*Task prompt*:
Retype every line from the start of the data down to and including the line with "const rightTicks = [40, 45, 50, 55, 60, 65, 70];". Skip the pictures.
# start of Collected material
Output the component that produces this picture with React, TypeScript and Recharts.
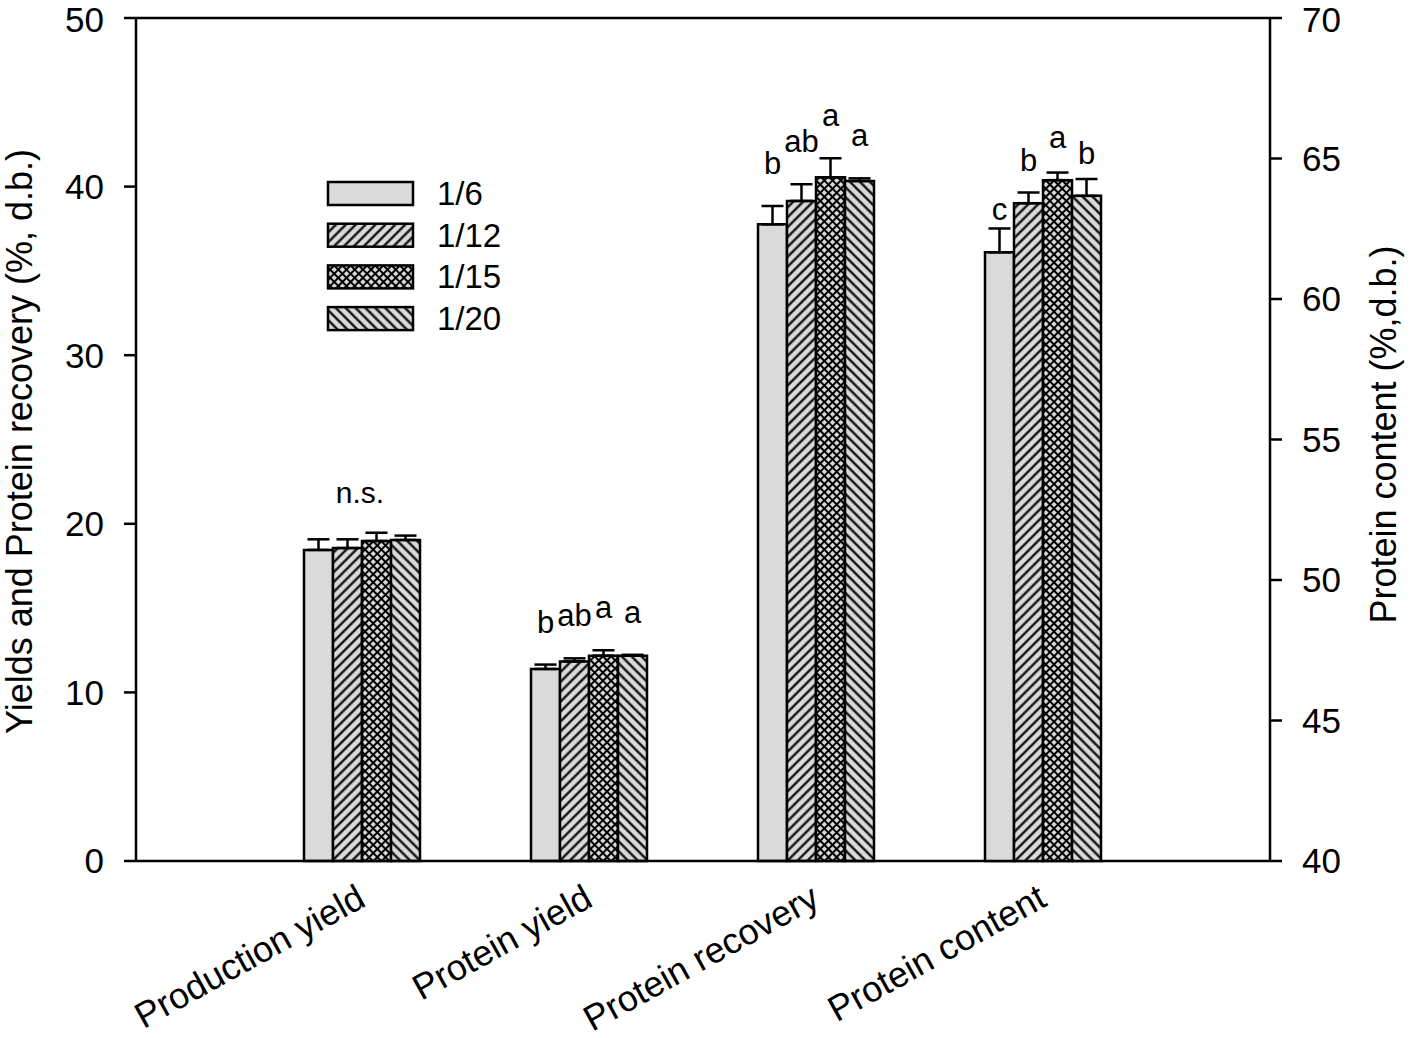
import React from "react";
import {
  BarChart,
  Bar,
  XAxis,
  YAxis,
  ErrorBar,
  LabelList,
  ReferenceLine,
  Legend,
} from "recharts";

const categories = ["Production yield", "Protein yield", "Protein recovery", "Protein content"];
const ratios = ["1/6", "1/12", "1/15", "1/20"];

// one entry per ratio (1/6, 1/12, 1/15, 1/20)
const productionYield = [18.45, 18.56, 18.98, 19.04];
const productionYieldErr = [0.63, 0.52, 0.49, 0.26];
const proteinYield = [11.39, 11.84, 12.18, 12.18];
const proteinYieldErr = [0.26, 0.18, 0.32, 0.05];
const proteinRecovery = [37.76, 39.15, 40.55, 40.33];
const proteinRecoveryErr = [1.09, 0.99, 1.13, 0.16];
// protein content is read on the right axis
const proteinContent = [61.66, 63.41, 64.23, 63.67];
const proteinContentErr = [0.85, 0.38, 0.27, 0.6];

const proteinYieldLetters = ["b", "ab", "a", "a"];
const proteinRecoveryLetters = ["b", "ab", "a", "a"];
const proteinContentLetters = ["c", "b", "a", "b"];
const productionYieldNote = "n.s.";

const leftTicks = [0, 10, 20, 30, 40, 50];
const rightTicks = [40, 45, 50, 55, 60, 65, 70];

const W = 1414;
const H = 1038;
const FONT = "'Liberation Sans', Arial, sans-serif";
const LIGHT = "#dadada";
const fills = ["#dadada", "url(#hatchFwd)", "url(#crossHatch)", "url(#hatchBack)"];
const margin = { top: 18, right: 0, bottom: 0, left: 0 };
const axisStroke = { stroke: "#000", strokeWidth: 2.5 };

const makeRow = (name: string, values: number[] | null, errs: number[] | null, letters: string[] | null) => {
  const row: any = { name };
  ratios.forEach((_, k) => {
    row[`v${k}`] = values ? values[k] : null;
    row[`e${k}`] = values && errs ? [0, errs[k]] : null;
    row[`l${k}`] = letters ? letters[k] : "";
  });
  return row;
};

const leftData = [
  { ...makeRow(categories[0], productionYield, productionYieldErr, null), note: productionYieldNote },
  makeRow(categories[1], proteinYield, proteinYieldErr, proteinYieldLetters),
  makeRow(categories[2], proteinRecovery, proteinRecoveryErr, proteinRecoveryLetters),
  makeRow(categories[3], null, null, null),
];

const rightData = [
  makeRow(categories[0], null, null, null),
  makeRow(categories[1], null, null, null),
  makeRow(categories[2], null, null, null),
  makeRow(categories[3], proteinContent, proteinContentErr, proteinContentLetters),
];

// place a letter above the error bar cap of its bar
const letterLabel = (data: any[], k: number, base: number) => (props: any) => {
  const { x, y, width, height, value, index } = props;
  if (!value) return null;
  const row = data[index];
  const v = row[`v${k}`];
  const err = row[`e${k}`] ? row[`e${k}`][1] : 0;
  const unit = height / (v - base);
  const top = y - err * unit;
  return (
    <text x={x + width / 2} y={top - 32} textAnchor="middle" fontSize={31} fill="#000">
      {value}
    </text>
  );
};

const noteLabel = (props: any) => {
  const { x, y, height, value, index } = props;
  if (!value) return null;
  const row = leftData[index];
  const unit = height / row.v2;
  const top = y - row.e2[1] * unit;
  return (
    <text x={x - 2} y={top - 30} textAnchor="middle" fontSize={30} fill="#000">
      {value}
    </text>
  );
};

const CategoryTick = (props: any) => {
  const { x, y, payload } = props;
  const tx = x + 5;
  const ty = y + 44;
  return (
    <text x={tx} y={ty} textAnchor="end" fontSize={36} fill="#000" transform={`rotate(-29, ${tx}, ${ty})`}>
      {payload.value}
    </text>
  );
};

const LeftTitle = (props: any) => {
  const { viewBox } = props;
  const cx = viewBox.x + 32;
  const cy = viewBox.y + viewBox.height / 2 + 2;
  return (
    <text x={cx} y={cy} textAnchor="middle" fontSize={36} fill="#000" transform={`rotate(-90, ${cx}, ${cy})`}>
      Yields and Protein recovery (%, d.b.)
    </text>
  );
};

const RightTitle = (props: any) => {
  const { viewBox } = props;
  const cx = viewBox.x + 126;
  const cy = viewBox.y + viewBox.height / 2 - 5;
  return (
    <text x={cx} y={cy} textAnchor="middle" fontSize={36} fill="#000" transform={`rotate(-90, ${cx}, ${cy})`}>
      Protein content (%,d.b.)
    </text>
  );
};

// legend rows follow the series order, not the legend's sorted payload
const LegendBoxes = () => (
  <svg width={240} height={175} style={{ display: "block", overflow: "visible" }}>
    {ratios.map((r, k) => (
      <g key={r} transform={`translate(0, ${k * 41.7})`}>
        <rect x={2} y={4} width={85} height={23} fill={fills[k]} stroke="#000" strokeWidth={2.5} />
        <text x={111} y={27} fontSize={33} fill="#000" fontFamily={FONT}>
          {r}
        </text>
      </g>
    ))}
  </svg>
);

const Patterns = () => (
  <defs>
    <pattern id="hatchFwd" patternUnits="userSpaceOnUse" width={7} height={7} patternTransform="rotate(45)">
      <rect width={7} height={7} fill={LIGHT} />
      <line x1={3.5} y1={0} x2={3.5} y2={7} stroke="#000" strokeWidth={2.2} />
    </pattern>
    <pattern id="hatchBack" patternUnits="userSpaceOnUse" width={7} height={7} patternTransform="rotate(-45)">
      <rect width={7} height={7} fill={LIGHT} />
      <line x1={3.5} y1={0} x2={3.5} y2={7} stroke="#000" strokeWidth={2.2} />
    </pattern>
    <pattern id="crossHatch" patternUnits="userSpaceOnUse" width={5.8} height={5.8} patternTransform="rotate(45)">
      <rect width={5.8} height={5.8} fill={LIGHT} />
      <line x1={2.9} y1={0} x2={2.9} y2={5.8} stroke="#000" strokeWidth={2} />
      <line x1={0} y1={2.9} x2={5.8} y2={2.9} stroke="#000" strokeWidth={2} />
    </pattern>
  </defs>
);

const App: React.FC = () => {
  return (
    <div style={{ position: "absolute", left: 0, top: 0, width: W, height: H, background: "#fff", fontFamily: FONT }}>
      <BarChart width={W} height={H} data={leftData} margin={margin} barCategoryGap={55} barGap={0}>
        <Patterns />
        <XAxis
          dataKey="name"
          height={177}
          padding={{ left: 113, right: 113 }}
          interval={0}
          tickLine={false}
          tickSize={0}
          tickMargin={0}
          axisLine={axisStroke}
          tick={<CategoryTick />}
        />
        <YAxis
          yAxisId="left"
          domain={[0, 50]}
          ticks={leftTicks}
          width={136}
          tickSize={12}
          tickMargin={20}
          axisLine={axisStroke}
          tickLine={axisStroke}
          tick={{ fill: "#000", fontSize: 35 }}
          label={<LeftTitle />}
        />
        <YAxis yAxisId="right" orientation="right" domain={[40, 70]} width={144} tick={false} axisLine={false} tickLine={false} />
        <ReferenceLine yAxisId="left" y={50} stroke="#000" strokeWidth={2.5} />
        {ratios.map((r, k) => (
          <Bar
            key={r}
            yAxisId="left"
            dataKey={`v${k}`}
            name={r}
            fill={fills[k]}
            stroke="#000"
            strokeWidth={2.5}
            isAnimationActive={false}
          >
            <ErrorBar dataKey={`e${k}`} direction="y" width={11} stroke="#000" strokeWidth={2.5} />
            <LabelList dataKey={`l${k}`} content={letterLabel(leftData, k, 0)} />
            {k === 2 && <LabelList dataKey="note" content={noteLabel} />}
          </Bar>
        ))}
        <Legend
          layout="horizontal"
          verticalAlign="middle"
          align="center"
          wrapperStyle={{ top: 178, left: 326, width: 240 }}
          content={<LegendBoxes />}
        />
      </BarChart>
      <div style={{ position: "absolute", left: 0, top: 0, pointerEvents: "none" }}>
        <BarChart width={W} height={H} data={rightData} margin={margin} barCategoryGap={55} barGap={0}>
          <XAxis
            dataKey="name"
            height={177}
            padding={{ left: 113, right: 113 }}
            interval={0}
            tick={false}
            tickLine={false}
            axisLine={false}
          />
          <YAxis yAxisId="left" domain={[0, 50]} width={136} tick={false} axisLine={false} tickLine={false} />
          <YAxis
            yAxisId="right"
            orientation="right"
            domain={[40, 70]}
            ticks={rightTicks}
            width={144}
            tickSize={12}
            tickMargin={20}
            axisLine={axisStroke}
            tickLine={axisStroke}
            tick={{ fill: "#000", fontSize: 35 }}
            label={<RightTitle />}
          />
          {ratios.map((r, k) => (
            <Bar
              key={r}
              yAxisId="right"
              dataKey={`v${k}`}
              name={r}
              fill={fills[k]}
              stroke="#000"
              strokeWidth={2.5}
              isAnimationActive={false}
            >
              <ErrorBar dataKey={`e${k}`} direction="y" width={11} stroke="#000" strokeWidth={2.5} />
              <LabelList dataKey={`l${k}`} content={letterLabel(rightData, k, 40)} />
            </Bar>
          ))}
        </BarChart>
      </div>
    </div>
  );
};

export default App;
# end of Collected material
*The result*:
Output the component that produces this picture with React, TypeScript and Recharts.
import React from "react";
import {
  BarChart,
  Bar,
  XAxis,
  YAxis,
  ErrorBar,
  LabelList,
  ReferenceLine,
  Legend,
} from "recharts";

const categories = ["Production yield", "Protein yield", "Protein recovery", "Protein content"];
const ratios = ["1/6", "1/12", "1/15", "1/20"];

// one entry per ratio (1/6, 1/12, 1/15, 1/20)
const productionYield = [18.45, 18.56, 18.98, 19.04];
const productionYieldErr = [0.63, 0.52, 0.49, 0.26];
const proteinYield = [11.39, 11.84, 12.18, 12.18];
const proteinYieldErr = [0.26, 0.18, 0.32, 0.05];
const proteinRecovery = [37.76, 39.15, 40.55, 40.33];
const proteinRecoveryErr = [1.09, 0.99, 1.13, 0.16];
// protein content is read on the right axis
const proteinContent = [61.66, 63.41, 64.23, 63.67];
const proteinContentErr = [0.85, 0.38, 0.27, 0.6];

const proteinYieldLetters = ["b", "ab", "a", "a"];
const proteinRecoveryLetters = ["b", "ab", "a", "a"];
const proteinContentLetters = ["c", "b", "a", "b"];
const productionYieldNote = "n.s.";

const leftTicks = [0, 10, 20, 30, 40, 50];
const rightTicks = [40, 45, 50, 55, 60, 65, 70];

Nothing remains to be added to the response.